To be done:
From the top of the records below, return each line exactly, ending with the line that contains "541).attr('height', 604).attr('fill', '#fff');".

Data:
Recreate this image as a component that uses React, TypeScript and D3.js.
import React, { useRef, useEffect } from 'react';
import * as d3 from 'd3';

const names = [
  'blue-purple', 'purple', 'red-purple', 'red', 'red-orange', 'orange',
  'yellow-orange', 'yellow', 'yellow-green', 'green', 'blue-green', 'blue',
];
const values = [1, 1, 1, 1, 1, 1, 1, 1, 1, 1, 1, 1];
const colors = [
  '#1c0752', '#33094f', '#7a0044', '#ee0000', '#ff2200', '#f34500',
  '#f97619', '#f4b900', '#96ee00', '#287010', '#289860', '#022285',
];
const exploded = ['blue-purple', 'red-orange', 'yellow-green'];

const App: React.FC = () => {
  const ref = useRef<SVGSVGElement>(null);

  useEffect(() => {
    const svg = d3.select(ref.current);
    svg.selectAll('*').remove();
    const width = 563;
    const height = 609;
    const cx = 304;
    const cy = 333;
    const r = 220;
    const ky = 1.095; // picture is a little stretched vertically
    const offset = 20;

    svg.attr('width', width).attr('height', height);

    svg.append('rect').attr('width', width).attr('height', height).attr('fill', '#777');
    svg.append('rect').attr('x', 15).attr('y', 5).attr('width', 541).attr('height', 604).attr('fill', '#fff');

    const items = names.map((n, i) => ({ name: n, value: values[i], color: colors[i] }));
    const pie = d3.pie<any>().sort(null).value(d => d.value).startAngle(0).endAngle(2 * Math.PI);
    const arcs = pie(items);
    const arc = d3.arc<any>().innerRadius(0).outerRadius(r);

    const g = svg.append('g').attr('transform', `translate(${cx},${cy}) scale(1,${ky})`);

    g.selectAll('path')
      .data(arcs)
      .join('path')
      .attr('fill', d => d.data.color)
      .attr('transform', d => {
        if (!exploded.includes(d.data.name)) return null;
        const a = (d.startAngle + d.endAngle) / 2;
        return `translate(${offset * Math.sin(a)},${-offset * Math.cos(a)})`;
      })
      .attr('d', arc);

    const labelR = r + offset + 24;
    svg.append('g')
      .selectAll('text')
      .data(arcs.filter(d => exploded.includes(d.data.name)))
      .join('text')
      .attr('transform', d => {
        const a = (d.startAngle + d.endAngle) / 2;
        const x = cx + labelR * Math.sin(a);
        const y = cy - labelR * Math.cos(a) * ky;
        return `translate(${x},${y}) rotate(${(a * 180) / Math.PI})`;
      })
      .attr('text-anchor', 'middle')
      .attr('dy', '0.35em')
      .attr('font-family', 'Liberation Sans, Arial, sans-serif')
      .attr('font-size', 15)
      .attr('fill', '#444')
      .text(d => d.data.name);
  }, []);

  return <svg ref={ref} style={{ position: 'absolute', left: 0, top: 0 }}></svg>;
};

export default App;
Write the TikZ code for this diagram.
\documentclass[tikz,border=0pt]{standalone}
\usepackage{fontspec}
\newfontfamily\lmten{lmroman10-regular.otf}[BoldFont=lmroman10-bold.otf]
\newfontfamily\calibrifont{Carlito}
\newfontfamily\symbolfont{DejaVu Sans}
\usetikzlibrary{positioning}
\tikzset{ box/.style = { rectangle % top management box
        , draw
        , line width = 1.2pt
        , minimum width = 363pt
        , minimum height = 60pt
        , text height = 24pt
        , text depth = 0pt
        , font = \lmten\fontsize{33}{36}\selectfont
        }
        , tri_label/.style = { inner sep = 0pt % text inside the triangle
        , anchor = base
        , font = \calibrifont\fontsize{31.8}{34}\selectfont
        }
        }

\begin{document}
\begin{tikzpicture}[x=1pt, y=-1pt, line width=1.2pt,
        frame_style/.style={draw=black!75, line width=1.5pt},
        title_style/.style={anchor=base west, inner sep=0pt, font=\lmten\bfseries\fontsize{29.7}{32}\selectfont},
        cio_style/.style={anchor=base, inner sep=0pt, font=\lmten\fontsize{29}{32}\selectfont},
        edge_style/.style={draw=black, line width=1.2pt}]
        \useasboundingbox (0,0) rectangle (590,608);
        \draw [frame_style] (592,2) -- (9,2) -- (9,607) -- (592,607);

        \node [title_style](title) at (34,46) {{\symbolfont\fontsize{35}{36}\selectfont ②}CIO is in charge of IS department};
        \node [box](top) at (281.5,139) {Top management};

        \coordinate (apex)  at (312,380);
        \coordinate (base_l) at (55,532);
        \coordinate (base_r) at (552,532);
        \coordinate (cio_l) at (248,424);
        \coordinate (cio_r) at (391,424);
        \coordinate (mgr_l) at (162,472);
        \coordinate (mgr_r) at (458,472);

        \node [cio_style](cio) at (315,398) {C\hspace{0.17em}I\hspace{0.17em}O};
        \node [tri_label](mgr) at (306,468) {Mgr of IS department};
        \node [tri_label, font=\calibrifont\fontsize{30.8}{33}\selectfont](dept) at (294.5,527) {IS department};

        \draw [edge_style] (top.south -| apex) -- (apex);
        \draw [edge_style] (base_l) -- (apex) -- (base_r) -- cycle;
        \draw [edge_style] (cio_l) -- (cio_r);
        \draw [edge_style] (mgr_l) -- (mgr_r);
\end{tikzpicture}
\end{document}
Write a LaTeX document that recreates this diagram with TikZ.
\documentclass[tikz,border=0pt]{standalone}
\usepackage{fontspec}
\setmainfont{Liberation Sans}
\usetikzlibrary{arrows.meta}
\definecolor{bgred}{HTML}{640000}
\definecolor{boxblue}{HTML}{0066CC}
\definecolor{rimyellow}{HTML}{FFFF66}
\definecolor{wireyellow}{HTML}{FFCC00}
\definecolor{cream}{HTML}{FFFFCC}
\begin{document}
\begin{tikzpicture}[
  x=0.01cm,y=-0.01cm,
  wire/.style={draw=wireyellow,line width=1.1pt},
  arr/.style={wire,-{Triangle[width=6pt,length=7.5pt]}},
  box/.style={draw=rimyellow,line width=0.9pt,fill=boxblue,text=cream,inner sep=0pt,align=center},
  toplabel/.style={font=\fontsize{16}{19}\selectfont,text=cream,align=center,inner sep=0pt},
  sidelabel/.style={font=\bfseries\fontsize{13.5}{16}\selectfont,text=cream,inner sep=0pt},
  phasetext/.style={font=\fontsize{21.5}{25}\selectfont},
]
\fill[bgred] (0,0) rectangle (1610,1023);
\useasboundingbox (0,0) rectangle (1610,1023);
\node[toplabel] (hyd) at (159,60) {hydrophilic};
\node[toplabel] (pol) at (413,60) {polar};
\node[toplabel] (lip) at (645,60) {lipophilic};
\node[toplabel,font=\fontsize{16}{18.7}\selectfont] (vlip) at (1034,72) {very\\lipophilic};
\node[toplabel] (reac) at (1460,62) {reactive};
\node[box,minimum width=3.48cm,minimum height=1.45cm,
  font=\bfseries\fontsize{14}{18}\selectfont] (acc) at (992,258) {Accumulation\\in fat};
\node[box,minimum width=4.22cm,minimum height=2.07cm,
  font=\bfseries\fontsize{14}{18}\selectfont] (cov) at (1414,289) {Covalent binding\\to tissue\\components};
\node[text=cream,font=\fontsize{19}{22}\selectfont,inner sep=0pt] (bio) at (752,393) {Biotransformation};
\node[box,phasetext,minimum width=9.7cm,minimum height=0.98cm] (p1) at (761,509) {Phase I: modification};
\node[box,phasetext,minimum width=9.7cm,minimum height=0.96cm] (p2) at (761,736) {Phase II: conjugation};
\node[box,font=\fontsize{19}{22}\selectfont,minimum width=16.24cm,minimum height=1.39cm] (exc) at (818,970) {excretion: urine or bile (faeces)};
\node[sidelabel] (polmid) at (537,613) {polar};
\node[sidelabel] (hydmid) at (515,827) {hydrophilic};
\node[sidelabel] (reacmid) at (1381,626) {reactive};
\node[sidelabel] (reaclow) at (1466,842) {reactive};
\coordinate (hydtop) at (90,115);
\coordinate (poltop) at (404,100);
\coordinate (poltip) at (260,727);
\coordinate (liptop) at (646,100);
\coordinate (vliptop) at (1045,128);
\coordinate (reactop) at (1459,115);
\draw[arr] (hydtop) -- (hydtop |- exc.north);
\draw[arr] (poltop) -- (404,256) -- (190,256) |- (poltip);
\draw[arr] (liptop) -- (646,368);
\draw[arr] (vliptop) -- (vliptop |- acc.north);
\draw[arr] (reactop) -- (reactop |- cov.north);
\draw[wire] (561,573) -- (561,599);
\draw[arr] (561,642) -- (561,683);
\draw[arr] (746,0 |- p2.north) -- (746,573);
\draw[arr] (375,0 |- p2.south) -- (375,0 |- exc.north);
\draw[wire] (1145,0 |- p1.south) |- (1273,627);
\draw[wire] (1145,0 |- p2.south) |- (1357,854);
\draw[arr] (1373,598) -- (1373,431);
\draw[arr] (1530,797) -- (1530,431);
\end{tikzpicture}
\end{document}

Completed exercise:
Recreate this image as a component that uses React, TypeScript and D3.js.
import React, { useRef, useEffect } from 'react';
import * as d3 from 'd3';

const names = [
  'blue-purple', 'purple', 'red-purple', 'red', 'red-orange', 'orange',
  'yellow-orange', 'yellow', 'yellow-green', 'green', 'blue-green', 'blue',
];
const values = [1, 1, 1, 1, 1, 1, 1, 1, 1, 1, 1, 1];
const colors = [
  '#1c0752', '#33094f', '#7a0044', '#ee0000', '#ff2200', '#f34500',
  '#f97619', '#f4b900', '#96ee00', '#287010', '#289860', '#022285',
];
const exploded = ['blue-purple', 'red-orange', 'yellow-green'];

const App: React.FC = () => {
  const ref = useRef<SVGSVGElement>(null);

  useEffect(() => {
    const svg = d3.select(ref.current);
    svg.selectAll('*').remove();
    const width = 563;
    const height = 609;
    const cx = 304;
    const cy = 333;
    const r = 220;
    const ky = 1.095; // picture is a little stretched vertically
    const offset = 20;

    svg.attr('width', width).attr('height', height);

    svg.append('rect').attr('width', width).attr('height', height).attr('fill', '#777');
    svg.append('rect').attr('x', 15).attr('y', 5).attr('width', 541).attr('height', 604).attr('fill', '#fff');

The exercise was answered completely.